Campbell, who landed his first marlin at eight, and who later put himself through university by fishing commercially in the Kermadecs and across the Tasman using hand-drawn lines, could empathise with man and boy. His collection of saltwater reels, including 1940s-era bakelite models from the Ocean City company in Philadelphia, USA, is a testimonial to that past.

Good though the Grey material was, Campbell relished even more what came with it—several albums of photographic negatives, perhaps 300 in total, all by noted photographer Cyril Morton and neatly indexed in his hand. One, a self-portrait, shows him labouring on the upper slopes of Mt Cook, heavy glass-plate camera and tripod across his shoulder. Morton, whose classic images punctuated Grey’s homage to game fishing, Tales of the Angler’s Eldorado, was a prolific cinematographer and helped to set up the New Zealand National Film Unit in 1941.

“One of the nice parts of my role is telling little-known stories,” says Campbell. “There are 20 or 30 classic plates here but the rest are very good social history.” The hope, he says, is that they will go to a custodial institution such as the Alexander Turnbull Library.

Campbell is no stranger to the recovery of national memory. Against the odds, and after what he calls “a six-month conversation”, he successfully tendered for a valuable collection of Pacific artefacts held by a museum in the United States. Amassed by an employee of the earth-moving machinery company Caterpillar in the 1950s and 1960s, the 400 or so objects attracted the interest of well-resourced European auction houses, but to Campbell’s delight the museum’s board decided to return them to their places of origin.

“They include prestigious forms from New Zealand as well as from central Australia, Polynesia and the Sepik River and Highlands of Papua New Guinea, regions that in many cases remain deeply isolated even today,” he says.

Campbell isn’t content to reclaim and celebrate such obvious treasures, though. He makes no secret of wanting to broaden the definition of what constitutes art practice. It was he, after all, who placed a Burt Munro engine in front of a Colin McCahon work—the iconic 1958 canvas, French Bay. The implication: both were works of art.

A photograph of Campbell’s grouping appeared on the internet. Mention was made in Art News. The motorcycle engine eventually sold for $91,000. “It was one of the finest pieces of twentieth-century sculpture auctioned in New Zealand, and a nice example of the crossover between art practice and industrial design,” says Campbell.

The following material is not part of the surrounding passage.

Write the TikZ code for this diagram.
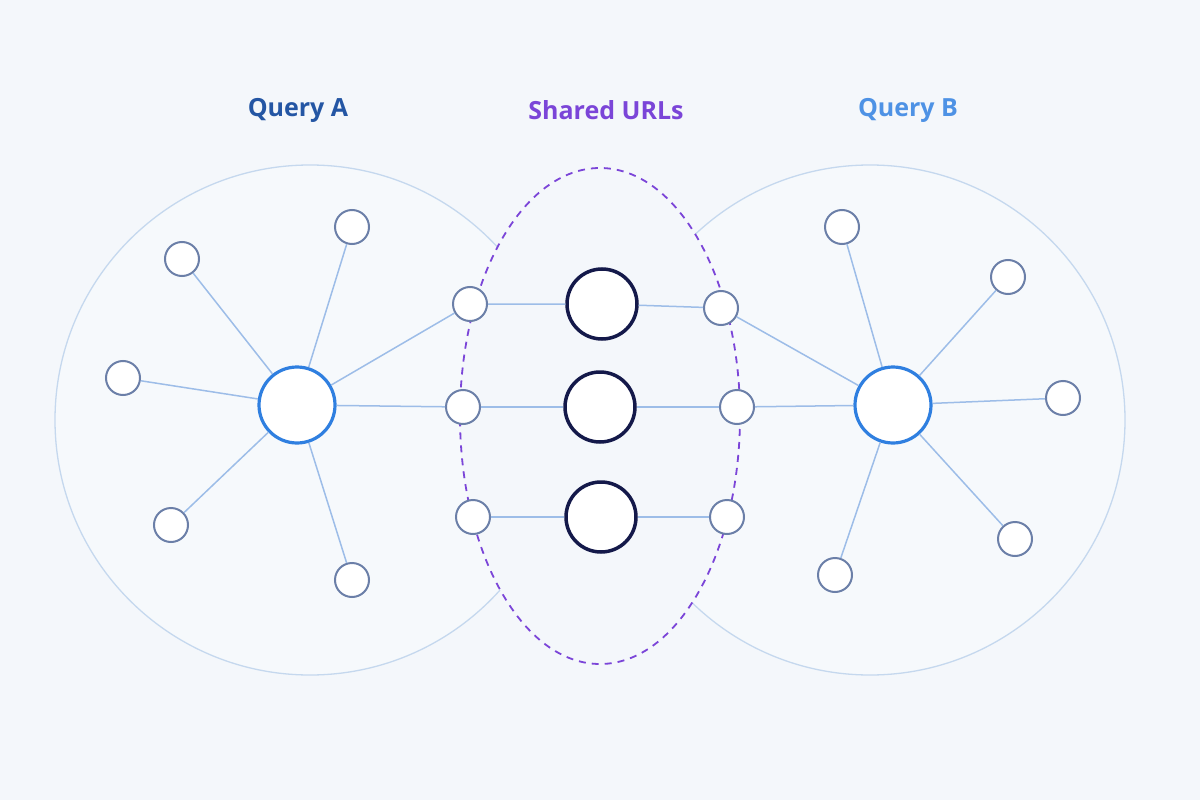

Such provocation is perhaps to be expected from a man who is more than a little enamoured with these “articulated expressions”—his words—of our thirst for velocity and freedom. To the point of circumnavigating Australia on a Harley.

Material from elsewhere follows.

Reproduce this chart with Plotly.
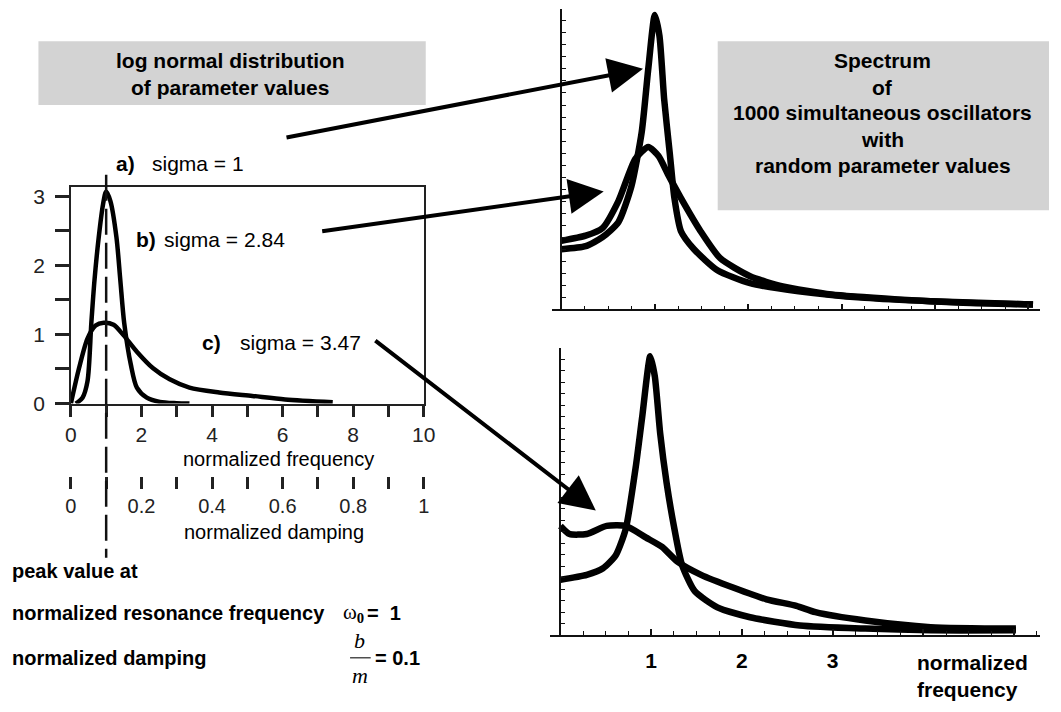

It could be in the bloodline. Campbell’s grandmother (now 94), the first female mayor of Kaikohe, was one of the first women in New Zealand to get a driver’s licence. She is not short on enthusiasm, either, once dragging Campbell and his sister from school to chain them to a tree in support of a cause. He smiles at the thought. “She is staunch.”

As is Campbell, who has now evolved into a promoter of sorts, bringing fresh talent here to exhibit and perform. Kicking things off was Doze Green, founding member of Rock Steady Crew, the first graffiti gang to use freight trains as canvases in New York. The latest is the Australian painter and illustrator Kill Pixie.

Having brought painting and engineering together, making room for street art doesn’t seem a big stretch.